As the covid crisis depresses air travel, London’s Heathrow airport will charge departing passengers an additional 8.90 pounds ($12.40) to recoup costs. The tariff has been approved by the UK’s aviation regulator as part of a protocol that allows the hub to cover costs such as electricity, luggage, and check-in services. According to a statement released on Sunday, Heathrow makes “zero profit” from such operations, with fees covering operational and maintenance costs.
Heathrow has been especially hard hit by the pandemic, as it depends heavily on long-haul markets that have all but disappeared. Last week, the airport reported a 2 billion-pound loss for 2020, citing a 73% decrease in passengers’ number, as a justification for its failure to cover the costs of delivering certain services.
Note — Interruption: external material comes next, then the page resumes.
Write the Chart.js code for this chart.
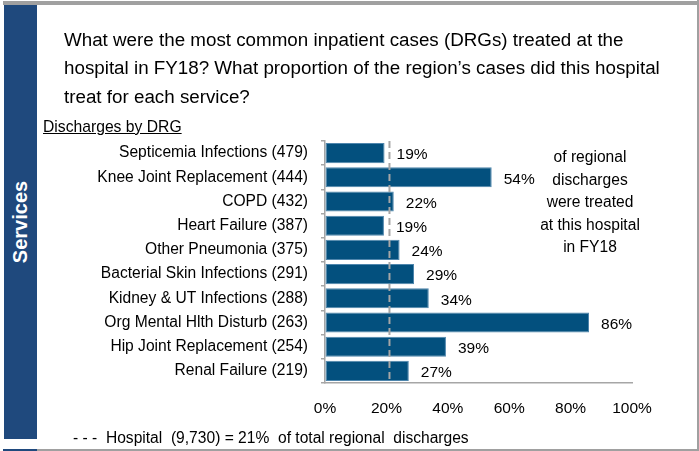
<!DOCTYPE html>
<html>
<head>
<meta charset="utf-8">
<script src="https://cdn.jsdelivr.net/npm/chart.js@4"></script>
<style>
    body { margin: 0; background: #fff; font-family: 'Liberation Sans', Arial, sans-serif; }
    #page { position: relative; width: 699px; height: 451px; overflow: hidden; }
    #chartBox { position: absolute; left: 0; top: 0; width: 699px; height: 451px; }
    .abs { position: absolute; }
    #topLine { left: 3px; top: 1px; width: 696px; height: 4px; background: #a0a0a0; }
    #rightLine { left: 697px; top: 0; width: 2px; height: 450px; background: #a0a0a0; }
    #bottomLine { left: 37px; top: 449px; width: 662px; height: 2px; background: #a0a0a0; }
    #band { left: 4px; top: 5px; width: 33px; height: 434px; background: #1f497d; }
    #bandNext { left: 3px; top: 449px; width: 34px; height: 2px; background: #1f497d; }
    #services { left: 20px; top: 222px; color: #fff; font-weight: bold; font-size: 20px;
        transform: translate(-50%, -50%) rotate(-90deg); white-space: nowrap; }
    #title { left: 64px; top: 25.5px; width: 620px; font-size: 18.8px; line-height: 28.5px; color: #000; }
    #subTitle { left: 43px; top: 118px; font-size: 15.7px; text-decoration: underline; color: #000; }
    #note { left: 530px; top: 146px; width: 120px; text-align: center; font-size: 15.6px; line-height: 22.5px; color: #000; }
    #footer { left: 73px; top: 429px; font-size: 15.6px; color: #000; white-space: pre; }
</style>
</head>
<body>
<div id="page">
    <div id="chartBox"><canvas id="drgChart"></canvas></div>
    <div class="abs" id="topLine"></div>
    <div class="abs" id="rightLine"></div>
    <div class="abs" id="bottomLine"></div>
    <div class="abs" id="band"></div>
    <div class="abs" id="bandNext"></div>
    <div class="abs" id="services">Services</div>
    <div class="abs" id="title">What were the most common inpatient cases (DRGs) treated at the hospital in FY18? What proportion of the region’s cases did this hospital treat for each service?</div>
    <div class="abs" id="subTitle">Discharges by DRG</div>
    <div class="abs" id="note">of regional<br>discharges<br>were treated<br>at this hospital<br>in FY18</div>
    <div class="abs" id="footer">- - -  Hospital  (9,730) = 21%  of total regional  discharges</div>
</div>
<script>
const drgNames = [
    'Septicemia Infections',
    'Knee Joint Replacement',
    'COPD',
    'Heart Failure',
    'Other Pneumonia',
    'Bacterial Skin Infections',
    'Kidney & UT Infections',
    'Org Mental Hlth Disturb',
    'Hip Joint Replacement',
    'Renal Failure'
];
const discharges = [479, 444, 432, 387, 375, 291, 288, 263, 254, 219];
// share of the region's discharges treated here, %
const regionalShare = [19.4, 54.3, 22.4, 19.2, 24.3, 29.0, 33.8, 86.0, 39.4, 27.3];
const hospitalShare = 21;
const xTicks = [0, 20, 40, 60, 80, 100];

const fontFamily = "'Liberation Sans', Arial, sans-serif";
const axisGrey = '#a6a6a6';

const hospitalLine = {
    id: 'hospitalLine',
    afterDatasetsDraw(chart) {
        const ctx = chart.ctx;
        const x = chart.scales.x.getPixelForValue(hospitalShare);
        ctx.save();
        ctx.strokeStyle = axisGrey;
        ctx.lineWidth = 2;
        ctx.setLineDash([7, 4]);
        ctx.beginPath();
        ctx.moveTo(x, chart.chartArea.top);
        ctx.lineTo(x, chart.chartArea.bottom);
        ctx.stroke();
        ctx.restore();
    }
};

const barLabels = {
    id: 'barLabels',
    afterDatasetsDraw(chart) {
        const ctx = chart.ctx;
        const meta = chart.getDatasetMeta(0);
        ctx.save();
        ctx.font = '15.5px ' + fontFamily;
        ctx.fillStyle = '#000';
        ctx.textAlign = 'left';
        ctx.textBaseline = 'middle';
        meta.data.forEach((bar, i) => {
            ctx.fillText(Math.round(regionalShare[i]) + '%', bar.x + 12, bar.y + 2);
        });
        ctx.restore();
    }
};

function main() {
    const labels = drgNames.map((name, i) => name + ' (' + discharges[i] + ')');

    new Chart(document.getElementById('drgChart'), {
        type: 'bar',
        data: {
            labels: labels,
            datasets: [{
                data: regionalShare,
                backgroundColor: '#03507e',
                borderColor: '#4f86ad',
                borderWidth: 1,
                borderSkipped: false,
                barPercentage: 0.83,
                categoryPercentage: 1
            }]
        },
        options: {
            indexAxis: 'y',
            responsive: true,
            maintainAspectRatio: false,
            animation: false,
            layout: { padding: { top: 141, right: 67, left: 0, bottom: 0 } },
            plugins: {
                legend: { display: false },
                tooltip: { enabled: false }
            },
            scales: {
                x: {
                    min: 0,
                    max: 100,
                    afterBuildTicks: (scale) => { scale.ticks = xTicks.map((v) => ({ value: v })); },
                    afterFit: (scale) => { scale.height = 68; },
                    grid: { drawOnChartArea: false, drawTicks: false },
                    border: { color: axisGrey, width: 1.5 },
                    ticks: {
                        padding: 16,
                        color: '#000',
                        font: { family: fontFamily, size: 15.5 },
                        callback: (v) => v + '%'
                    }
                },
                y: {
                    afterFit: (scale) => { scale.width = 325; },
                    grid: { drawOnChartArea: false, tickLength: 4, color: axisGrey, lineWidth: 1.5 },
                    border: { color: axisGrey, width: 1.5 },
                    ticks: {
                        padding: 13,
                        color: '#000',
                        font: { family: fontFamily, size: 15.6 }
                    }
                }
            }
        },
        plugins: [hospitalLine, barLabels]
    });
}

window.onload = main;
</script>
</body>
</html>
According to the general notice dated February 4th, that outlines the price increase, the new per-passenger levy, or Airport Cost Recovery Payment, will be levied for the rest of this year and was negotiated with airlines as the preferred way for Heathrow to recover its costs.
Heathrow, which is owned by the Spanish construction group Ferrovial SA, the Qatar Investment Authority, private equity firm Alinda Capital Partners, and China Investment Corp., will levy a 4.44-pound fee on each piece of passenger luggage as specified in the general notice.
Separately, the Civil Aviation Authority is discussing if Heathrow should be allowed to temporarily increase the fees it charges airlines, until a longer-term regulatory agreement takes effect next year. Heathrow has called for a move that would increase fares by 1.20 pounds per passenger, according to the airport.
Since some baggage-related expenses were included in the passenger tax, the number is lower than the one announced on December 16th, last year.